◆ **What the exercise asks**:
Give back exactly the lines from the start of the listing to the line containing "(0,0) rectangle (881,487);", inclusive, and nothing beyond them.

◆ **Stored data**:
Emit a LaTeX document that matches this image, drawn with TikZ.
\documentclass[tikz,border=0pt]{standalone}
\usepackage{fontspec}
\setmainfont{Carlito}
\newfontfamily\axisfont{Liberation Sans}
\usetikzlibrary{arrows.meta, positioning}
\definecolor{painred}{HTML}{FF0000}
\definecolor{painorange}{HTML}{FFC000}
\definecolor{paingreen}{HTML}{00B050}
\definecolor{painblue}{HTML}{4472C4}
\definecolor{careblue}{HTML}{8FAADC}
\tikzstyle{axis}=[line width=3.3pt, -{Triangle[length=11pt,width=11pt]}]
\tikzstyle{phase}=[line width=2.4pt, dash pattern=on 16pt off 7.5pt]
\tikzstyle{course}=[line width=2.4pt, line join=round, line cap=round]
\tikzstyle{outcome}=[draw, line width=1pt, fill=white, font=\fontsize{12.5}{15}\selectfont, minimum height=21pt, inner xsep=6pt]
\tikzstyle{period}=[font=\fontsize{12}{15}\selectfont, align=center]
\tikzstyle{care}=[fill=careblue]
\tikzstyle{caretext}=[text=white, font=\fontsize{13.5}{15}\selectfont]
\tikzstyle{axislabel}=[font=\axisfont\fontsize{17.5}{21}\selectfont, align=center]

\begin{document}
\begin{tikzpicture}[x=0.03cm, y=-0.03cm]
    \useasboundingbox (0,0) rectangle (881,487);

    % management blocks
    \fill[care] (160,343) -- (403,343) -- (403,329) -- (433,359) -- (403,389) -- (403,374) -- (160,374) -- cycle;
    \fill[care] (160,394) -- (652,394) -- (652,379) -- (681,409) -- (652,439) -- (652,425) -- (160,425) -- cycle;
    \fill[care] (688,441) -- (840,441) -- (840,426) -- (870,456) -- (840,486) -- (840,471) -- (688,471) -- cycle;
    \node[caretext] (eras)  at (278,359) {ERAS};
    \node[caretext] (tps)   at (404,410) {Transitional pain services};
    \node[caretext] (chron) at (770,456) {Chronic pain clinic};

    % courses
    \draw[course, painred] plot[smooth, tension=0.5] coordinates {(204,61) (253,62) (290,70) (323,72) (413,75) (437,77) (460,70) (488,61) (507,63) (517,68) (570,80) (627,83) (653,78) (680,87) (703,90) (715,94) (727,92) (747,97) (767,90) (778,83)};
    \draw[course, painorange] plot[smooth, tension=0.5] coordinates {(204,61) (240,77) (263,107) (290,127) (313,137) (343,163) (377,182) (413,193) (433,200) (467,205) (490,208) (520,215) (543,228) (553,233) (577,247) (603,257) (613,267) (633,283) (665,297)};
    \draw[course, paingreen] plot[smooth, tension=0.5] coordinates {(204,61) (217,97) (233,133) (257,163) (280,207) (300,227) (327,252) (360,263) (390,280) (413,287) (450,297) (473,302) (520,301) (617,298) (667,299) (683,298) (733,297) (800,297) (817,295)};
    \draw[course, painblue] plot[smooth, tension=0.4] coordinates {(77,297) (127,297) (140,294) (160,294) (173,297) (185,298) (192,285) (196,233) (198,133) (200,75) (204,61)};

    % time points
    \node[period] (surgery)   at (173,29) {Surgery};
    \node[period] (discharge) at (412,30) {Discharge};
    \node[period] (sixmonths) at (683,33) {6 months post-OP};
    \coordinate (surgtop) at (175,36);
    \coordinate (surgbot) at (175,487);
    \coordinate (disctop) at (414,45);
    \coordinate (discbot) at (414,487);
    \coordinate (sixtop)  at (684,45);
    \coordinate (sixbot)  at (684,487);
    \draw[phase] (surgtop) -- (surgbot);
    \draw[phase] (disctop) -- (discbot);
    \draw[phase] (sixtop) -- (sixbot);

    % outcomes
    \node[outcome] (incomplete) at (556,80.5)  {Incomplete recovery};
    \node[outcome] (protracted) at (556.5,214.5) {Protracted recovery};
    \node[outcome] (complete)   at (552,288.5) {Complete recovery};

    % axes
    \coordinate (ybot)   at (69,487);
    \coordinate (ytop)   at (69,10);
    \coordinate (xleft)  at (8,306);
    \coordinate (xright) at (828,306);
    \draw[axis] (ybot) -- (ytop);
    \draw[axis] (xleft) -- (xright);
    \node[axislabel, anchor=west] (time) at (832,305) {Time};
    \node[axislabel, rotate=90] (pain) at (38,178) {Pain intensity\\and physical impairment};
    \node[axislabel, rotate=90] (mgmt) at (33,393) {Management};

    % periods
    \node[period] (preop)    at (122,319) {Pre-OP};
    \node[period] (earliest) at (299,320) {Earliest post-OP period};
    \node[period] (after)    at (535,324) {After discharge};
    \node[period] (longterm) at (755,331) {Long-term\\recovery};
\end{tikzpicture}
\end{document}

◆ **Output**:
Emit a LaTeX document that matches this image, drawn with TikZ.
\documentclass[tikz,border=0pt]{standalone}
\usepackage{fontspec}
\setmainfont{Carlito}
\newfontfamily\axisfont{Liberation Sans}
\usetikzlibrary{arrows.meta, positioning}
\definecolor{painred}{HTML}{FF0000}
\definecolor{painorange}{HTML}{FFC000}
\definecolor{paingreen}{HTML}{00B050}
\definecolor{painblue}{HTML}{4472C4}
\definecolor{careblue}{HTML}{8FAADC}
\tikzstyle{axis}=[line width=3.3pt, -{Triangle[length=11pt,width=11pt]}]
\tikzstyle{phase}=[line width=2.4pt, dash pattern=on 16pt off 7.5pt]
\tikzstyle{course}=[line width=2.4pt, line join=round, line cap=round]
\tikzstyle{outcome}=[draw, line width=1pt, fill=white, font=\fontsize{12.5}{15}\selectfont, minimum height=21pt, inner xsep=6pt]
\tikzstyle{period}=[font=\fontsize{12}{15}\selectfont, align=center]
\tikzstyle{care}=[fill=careblue]
\tikzstyle{caretext}=[text=white, font=\fontsize{13.5}{15}\selectfont]
\tikzstyle{axislabel}=[font=\axisfont\fontsize{17.5}{21}\selectfont, align=center]

\begin{document}
\begin{tikzpicture}[x=0.03cm, y=-0.03cm]
    \useasboundingbox (0,0) rectangle (881,487);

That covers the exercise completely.